(Given task)
Reproduce exactly the lines starting at the line that contains "Give me the React, TypeScript" and ending at the line that contains "Chart.register(...registerables);". Omit pictures.

#####

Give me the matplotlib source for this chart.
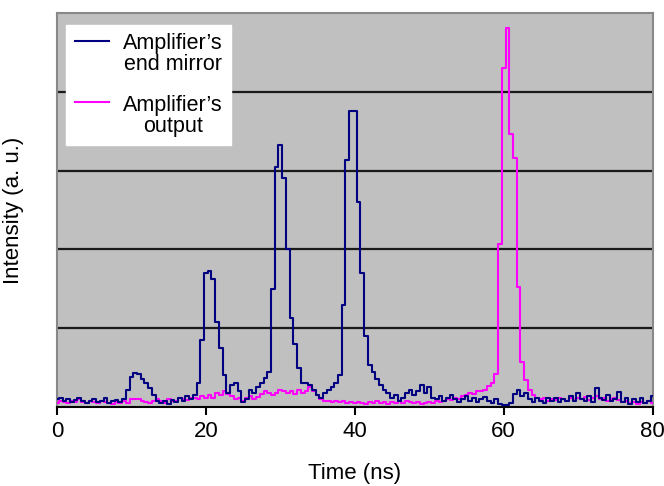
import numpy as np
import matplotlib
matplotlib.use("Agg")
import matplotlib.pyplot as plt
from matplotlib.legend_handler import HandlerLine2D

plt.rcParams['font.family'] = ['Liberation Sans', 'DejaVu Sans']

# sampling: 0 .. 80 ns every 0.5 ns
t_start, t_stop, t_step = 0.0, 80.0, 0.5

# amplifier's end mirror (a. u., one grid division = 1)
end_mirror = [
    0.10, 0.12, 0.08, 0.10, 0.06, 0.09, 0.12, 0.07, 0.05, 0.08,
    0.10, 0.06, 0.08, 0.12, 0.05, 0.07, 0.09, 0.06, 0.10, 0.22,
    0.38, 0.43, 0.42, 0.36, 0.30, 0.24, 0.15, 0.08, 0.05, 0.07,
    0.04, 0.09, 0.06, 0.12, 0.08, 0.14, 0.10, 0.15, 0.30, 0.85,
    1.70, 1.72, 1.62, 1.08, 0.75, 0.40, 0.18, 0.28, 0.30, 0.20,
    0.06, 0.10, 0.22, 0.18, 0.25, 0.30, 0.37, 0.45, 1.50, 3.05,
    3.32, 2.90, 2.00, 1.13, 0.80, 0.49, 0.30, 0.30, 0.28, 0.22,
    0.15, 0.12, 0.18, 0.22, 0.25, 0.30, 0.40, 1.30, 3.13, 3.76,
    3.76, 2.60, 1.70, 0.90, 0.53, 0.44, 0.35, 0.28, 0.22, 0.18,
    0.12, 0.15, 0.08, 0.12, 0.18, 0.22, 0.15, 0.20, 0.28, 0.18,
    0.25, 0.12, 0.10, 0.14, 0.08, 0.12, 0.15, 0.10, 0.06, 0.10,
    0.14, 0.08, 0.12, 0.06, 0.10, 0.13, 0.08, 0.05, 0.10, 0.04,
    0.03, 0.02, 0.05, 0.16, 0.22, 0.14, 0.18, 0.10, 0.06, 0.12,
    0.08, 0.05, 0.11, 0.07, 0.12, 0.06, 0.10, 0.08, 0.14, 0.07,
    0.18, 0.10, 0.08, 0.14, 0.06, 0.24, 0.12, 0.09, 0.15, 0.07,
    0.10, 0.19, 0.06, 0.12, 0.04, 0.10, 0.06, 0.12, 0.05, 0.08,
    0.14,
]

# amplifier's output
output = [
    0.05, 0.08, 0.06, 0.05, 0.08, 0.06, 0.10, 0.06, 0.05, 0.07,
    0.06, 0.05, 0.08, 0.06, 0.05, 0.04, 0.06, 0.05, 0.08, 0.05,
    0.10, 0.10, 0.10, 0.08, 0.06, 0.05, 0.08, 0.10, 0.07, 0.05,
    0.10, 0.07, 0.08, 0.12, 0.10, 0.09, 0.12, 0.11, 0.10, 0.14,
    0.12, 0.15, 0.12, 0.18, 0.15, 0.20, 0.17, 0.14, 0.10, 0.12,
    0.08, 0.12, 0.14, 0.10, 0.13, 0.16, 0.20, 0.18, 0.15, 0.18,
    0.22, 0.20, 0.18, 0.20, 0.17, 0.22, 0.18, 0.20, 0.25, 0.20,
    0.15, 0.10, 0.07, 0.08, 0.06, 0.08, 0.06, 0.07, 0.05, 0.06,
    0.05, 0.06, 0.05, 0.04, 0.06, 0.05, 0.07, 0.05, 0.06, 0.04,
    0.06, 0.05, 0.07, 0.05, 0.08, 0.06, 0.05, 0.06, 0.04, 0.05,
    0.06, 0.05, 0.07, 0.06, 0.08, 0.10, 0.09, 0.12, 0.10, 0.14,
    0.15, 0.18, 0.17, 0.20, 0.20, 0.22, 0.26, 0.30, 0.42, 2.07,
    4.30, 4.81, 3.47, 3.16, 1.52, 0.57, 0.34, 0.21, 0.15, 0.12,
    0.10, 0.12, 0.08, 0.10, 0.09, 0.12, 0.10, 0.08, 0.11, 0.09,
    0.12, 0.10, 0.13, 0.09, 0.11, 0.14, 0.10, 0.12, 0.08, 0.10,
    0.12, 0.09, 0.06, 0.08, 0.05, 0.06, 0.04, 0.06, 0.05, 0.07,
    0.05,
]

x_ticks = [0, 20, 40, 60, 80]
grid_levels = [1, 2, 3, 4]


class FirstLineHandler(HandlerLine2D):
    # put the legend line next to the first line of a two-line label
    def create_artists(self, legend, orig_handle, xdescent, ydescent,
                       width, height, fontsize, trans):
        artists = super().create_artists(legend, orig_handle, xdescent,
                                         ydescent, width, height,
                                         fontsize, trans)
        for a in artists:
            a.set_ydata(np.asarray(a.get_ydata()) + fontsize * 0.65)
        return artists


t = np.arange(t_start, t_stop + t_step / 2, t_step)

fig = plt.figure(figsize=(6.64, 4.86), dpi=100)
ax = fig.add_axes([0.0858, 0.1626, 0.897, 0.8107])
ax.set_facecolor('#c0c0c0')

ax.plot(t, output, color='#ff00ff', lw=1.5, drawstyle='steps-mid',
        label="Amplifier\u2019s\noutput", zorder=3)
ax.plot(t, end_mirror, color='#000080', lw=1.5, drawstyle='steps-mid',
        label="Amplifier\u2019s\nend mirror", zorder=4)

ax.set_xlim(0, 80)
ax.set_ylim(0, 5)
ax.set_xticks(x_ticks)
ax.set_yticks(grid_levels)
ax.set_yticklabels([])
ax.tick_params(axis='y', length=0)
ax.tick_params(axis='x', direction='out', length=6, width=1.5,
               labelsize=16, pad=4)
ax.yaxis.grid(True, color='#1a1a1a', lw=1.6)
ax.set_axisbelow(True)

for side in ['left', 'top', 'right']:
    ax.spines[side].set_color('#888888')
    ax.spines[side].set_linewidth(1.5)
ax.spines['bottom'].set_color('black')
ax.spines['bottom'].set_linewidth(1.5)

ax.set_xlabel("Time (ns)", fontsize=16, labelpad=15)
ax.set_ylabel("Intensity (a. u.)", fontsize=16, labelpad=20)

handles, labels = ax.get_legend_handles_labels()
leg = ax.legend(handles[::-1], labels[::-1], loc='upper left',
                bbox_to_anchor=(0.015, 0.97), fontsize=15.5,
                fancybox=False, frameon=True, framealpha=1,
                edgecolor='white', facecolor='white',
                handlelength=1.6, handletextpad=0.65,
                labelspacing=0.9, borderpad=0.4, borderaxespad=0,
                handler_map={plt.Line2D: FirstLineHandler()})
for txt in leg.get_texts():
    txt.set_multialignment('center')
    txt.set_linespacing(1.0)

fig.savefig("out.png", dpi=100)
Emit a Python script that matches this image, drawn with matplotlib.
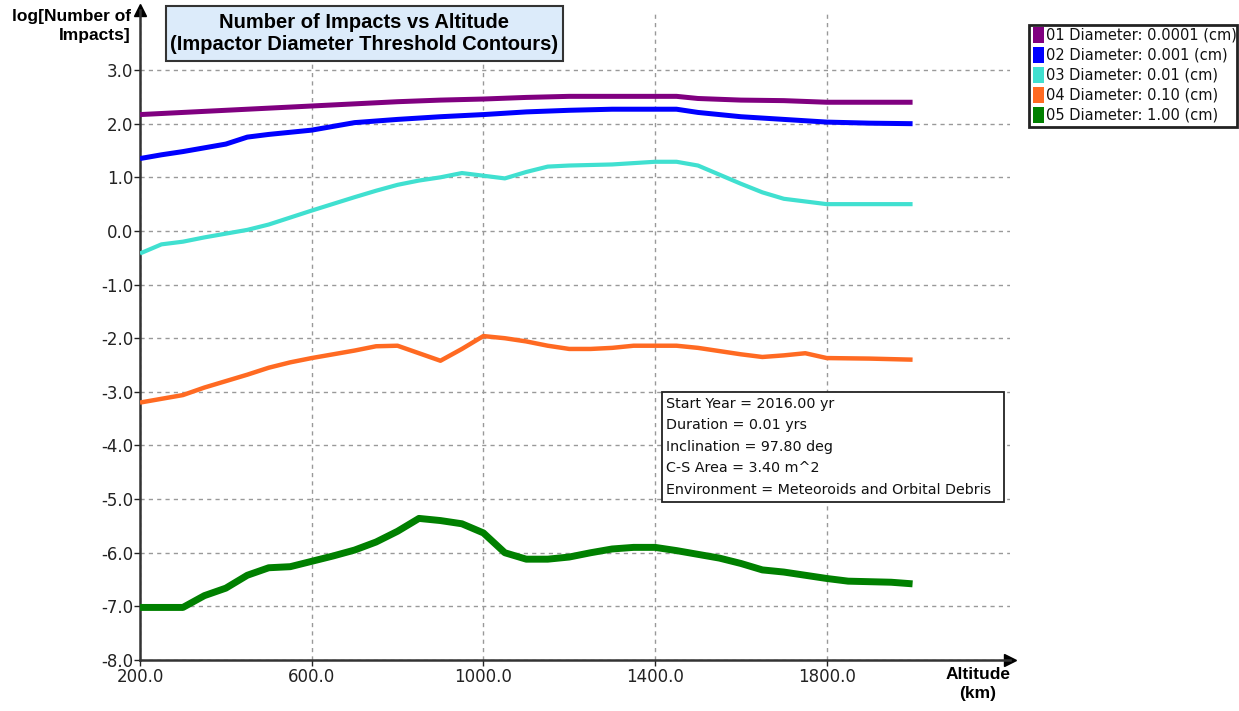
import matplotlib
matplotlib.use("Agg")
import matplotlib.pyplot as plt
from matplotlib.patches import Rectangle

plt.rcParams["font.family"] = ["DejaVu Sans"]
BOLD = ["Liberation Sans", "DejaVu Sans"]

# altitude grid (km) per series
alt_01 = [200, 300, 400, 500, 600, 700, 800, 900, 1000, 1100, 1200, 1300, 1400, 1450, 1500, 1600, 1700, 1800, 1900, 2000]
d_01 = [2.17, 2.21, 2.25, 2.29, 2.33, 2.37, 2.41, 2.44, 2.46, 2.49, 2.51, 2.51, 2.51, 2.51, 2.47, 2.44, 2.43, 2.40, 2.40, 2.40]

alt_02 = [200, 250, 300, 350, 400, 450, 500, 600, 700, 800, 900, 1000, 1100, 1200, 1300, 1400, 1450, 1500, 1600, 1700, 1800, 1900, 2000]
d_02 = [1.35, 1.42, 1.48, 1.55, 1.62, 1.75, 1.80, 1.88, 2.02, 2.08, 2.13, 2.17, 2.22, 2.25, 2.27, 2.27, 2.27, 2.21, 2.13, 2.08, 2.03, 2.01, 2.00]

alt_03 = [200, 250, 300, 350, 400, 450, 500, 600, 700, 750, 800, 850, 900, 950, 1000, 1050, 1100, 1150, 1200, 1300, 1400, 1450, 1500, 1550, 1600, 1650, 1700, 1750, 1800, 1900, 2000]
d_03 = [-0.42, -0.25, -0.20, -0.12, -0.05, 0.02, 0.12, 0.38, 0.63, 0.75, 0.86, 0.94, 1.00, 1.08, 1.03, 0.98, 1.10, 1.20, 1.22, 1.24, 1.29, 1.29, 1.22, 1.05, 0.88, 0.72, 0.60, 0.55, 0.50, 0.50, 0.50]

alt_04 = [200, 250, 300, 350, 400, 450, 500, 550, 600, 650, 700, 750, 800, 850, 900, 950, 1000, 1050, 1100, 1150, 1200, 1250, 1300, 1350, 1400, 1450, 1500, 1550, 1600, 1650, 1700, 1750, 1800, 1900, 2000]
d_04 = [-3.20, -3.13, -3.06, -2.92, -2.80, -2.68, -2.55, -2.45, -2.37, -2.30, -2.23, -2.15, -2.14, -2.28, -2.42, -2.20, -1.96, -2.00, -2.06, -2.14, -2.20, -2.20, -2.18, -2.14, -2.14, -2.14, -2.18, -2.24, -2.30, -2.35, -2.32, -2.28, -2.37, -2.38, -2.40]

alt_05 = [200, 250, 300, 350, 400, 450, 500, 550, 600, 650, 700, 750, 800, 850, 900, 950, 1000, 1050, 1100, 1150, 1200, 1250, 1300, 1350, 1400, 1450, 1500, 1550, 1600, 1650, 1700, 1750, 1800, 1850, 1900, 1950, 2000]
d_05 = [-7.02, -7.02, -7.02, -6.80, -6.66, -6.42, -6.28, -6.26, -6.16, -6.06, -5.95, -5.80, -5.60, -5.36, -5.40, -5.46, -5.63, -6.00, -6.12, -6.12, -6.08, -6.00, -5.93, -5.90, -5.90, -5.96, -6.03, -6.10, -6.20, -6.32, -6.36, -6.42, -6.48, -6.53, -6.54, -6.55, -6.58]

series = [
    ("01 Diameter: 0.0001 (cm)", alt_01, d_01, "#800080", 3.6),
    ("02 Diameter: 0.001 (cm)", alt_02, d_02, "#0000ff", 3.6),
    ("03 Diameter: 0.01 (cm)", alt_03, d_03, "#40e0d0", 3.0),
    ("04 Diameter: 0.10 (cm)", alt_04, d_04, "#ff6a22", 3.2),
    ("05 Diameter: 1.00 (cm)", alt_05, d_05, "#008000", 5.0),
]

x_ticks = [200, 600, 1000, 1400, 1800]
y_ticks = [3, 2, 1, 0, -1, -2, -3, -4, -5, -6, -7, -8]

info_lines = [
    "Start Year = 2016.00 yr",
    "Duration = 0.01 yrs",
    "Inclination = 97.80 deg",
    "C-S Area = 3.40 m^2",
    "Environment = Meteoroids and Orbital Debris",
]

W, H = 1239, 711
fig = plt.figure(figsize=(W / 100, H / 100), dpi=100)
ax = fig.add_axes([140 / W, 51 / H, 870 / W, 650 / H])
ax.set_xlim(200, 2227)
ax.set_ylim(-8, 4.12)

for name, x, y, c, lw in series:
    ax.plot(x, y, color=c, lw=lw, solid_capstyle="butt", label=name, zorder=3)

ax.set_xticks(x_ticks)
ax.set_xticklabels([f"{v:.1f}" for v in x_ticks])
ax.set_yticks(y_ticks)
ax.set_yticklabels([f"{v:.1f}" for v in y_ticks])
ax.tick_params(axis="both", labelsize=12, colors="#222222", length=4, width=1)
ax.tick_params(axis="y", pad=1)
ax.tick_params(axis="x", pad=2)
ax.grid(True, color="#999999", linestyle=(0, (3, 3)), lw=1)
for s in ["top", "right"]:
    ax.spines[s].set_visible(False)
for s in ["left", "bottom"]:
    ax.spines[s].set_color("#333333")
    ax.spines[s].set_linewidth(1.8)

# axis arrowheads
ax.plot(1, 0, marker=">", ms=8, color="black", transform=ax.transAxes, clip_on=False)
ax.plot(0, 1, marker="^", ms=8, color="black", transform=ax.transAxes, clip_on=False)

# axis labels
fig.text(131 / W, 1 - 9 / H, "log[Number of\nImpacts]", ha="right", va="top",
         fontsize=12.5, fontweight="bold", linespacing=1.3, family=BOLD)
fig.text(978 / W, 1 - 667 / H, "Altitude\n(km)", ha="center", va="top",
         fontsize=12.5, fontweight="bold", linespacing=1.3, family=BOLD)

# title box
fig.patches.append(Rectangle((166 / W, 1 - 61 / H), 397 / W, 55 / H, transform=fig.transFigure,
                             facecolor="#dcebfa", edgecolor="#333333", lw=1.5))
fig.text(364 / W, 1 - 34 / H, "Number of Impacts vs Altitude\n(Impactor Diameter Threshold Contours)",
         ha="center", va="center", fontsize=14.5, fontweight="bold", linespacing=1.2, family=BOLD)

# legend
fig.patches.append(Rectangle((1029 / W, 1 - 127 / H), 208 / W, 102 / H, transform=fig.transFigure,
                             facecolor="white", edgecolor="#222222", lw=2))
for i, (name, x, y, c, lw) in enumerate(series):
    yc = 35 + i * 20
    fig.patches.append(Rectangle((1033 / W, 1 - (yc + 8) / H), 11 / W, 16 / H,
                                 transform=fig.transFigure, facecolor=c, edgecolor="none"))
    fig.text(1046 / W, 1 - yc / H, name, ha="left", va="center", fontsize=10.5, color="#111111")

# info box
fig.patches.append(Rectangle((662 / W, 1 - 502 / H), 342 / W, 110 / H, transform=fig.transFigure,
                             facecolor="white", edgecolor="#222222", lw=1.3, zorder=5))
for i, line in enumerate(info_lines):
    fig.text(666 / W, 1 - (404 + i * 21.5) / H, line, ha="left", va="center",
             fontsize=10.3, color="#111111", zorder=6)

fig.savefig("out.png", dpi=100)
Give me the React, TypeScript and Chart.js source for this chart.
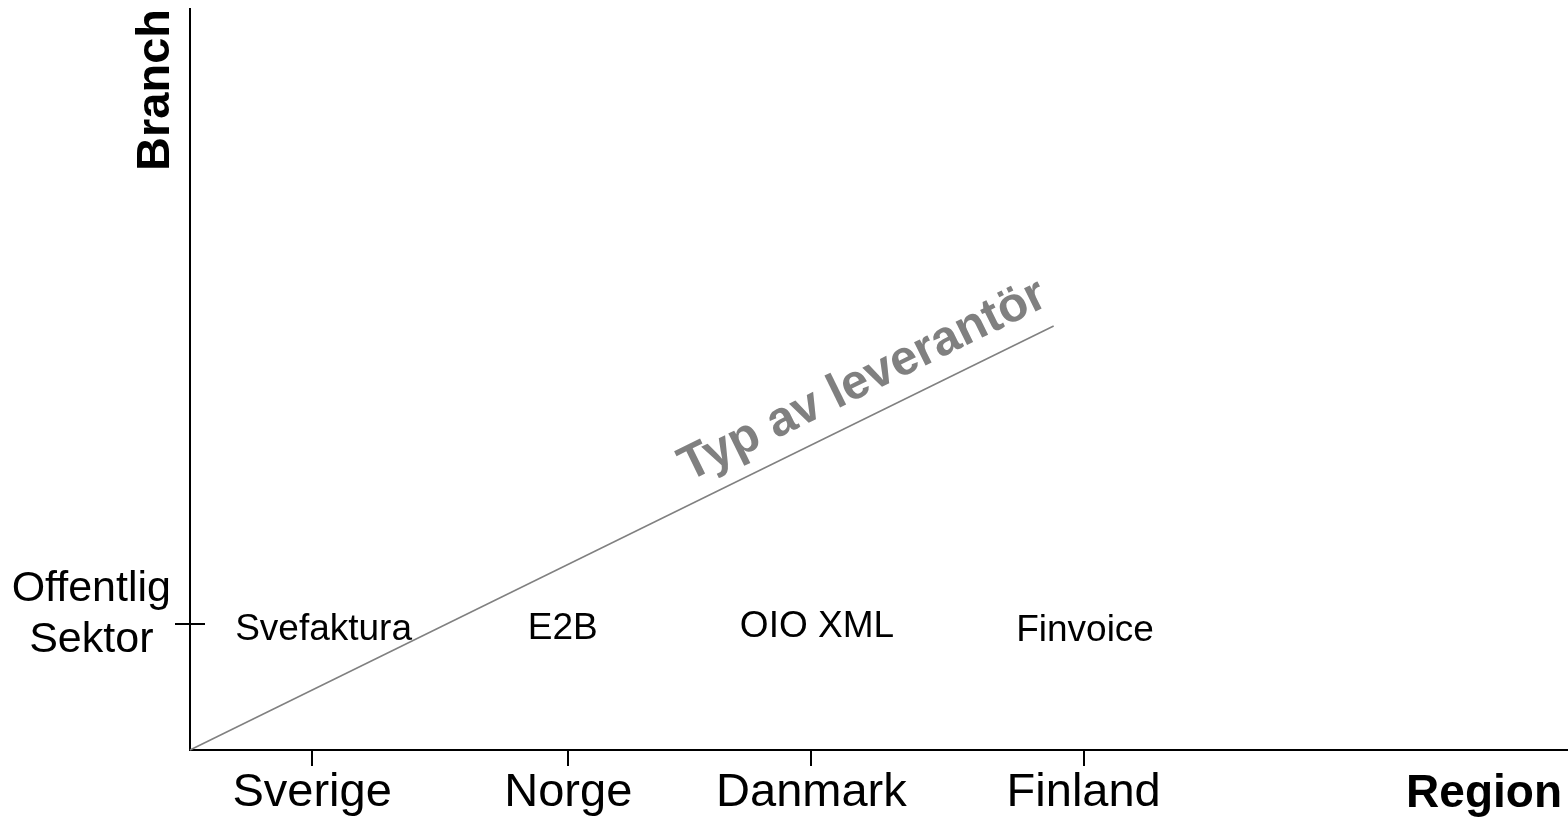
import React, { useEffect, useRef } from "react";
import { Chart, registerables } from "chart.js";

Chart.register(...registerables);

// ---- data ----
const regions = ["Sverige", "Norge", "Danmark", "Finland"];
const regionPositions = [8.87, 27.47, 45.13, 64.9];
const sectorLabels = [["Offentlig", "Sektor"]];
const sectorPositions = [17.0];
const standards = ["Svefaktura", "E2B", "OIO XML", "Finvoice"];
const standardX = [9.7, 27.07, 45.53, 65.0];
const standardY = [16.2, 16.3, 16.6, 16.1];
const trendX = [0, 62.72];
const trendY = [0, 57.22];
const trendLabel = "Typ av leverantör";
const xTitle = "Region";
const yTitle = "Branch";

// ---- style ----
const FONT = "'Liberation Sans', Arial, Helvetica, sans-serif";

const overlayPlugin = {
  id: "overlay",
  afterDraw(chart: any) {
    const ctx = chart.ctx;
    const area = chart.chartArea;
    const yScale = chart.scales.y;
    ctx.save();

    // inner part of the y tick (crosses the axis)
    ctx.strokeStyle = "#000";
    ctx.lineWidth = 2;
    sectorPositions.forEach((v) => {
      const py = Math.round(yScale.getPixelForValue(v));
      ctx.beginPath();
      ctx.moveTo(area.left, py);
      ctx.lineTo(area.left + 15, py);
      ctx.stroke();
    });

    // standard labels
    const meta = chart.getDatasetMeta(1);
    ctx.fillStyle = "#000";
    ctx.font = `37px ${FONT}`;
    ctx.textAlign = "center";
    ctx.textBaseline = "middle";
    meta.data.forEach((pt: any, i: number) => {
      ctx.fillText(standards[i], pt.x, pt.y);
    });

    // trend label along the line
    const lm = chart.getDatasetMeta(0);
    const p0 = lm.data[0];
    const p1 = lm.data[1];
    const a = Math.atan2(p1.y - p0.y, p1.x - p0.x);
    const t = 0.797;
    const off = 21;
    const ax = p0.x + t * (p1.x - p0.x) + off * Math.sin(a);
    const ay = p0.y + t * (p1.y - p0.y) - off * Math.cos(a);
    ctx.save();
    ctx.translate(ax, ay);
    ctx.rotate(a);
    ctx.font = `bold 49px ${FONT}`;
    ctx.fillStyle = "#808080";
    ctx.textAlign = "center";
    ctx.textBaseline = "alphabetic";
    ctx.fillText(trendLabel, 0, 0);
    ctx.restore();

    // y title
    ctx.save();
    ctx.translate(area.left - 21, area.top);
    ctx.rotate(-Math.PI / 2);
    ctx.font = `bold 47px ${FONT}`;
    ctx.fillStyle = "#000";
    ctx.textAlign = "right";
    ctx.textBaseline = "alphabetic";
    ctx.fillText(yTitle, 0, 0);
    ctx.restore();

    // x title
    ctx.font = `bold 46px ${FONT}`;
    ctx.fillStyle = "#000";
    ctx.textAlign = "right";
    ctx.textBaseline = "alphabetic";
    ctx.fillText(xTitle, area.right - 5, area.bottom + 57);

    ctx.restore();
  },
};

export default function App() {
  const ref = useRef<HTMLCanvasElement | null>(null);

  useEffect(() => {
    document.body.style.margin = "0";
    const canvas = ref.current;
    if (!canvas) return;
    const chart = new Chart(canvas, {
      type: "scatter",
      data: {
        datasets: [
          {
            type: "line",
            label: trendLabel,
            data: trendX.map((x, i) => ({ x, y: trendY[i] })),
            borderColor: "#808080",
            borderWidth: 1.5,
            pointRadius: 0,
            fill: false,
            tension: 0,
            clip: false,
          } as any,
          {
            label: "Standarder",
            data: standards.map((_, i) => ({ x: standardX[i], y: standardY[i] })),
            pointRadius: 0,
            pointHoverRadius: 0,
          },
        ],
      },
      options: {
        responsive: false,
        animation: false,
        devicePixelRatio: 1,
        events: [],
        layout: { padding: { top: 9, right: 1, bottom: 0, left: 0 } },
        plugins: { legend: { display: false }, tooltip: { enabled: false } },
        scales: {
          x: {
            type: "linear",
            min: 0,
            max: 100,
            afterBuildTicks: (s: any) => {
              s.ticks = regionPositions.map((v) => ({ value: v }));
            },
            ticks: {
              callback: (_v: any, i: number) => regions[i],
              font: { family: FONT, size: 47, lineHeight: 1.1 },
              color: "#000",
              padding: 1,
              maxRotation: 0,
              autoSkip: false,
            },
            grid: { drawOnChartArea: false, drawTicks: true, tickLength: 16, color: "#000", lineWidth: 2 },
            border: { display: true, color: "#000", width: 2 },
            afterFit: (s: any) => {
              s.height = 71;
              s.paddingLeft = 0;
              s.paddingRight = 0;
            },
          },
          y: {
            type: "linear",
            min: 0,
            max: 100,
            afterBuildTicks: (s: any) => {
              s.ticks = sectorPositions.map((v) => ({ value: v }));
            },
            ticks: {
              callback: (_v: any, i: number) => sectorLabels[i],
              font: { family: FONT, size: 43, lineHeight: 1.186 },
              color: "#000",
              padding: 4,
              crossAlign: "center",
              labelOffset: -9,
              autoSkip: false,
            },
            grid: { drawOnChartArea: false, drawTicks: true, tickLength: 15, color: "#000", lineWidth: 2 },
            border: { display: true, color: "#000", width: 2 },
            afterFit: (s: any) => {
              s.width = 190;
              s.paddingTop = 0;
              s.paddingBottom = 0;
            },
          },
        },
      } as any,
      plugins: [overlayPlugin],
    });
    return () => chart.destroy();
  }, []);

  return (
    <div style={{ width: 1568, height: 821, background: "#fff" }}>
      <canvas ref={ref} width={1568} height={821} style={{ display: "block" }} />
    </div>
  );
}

#####

(Response to this exercise)
Give me the React, TypeScript and Chart.js source for this chart.
import React, { useEffect, useRef } from "react";
import { Chart, registerables } from "chart.js";

Chart.register(...registerables);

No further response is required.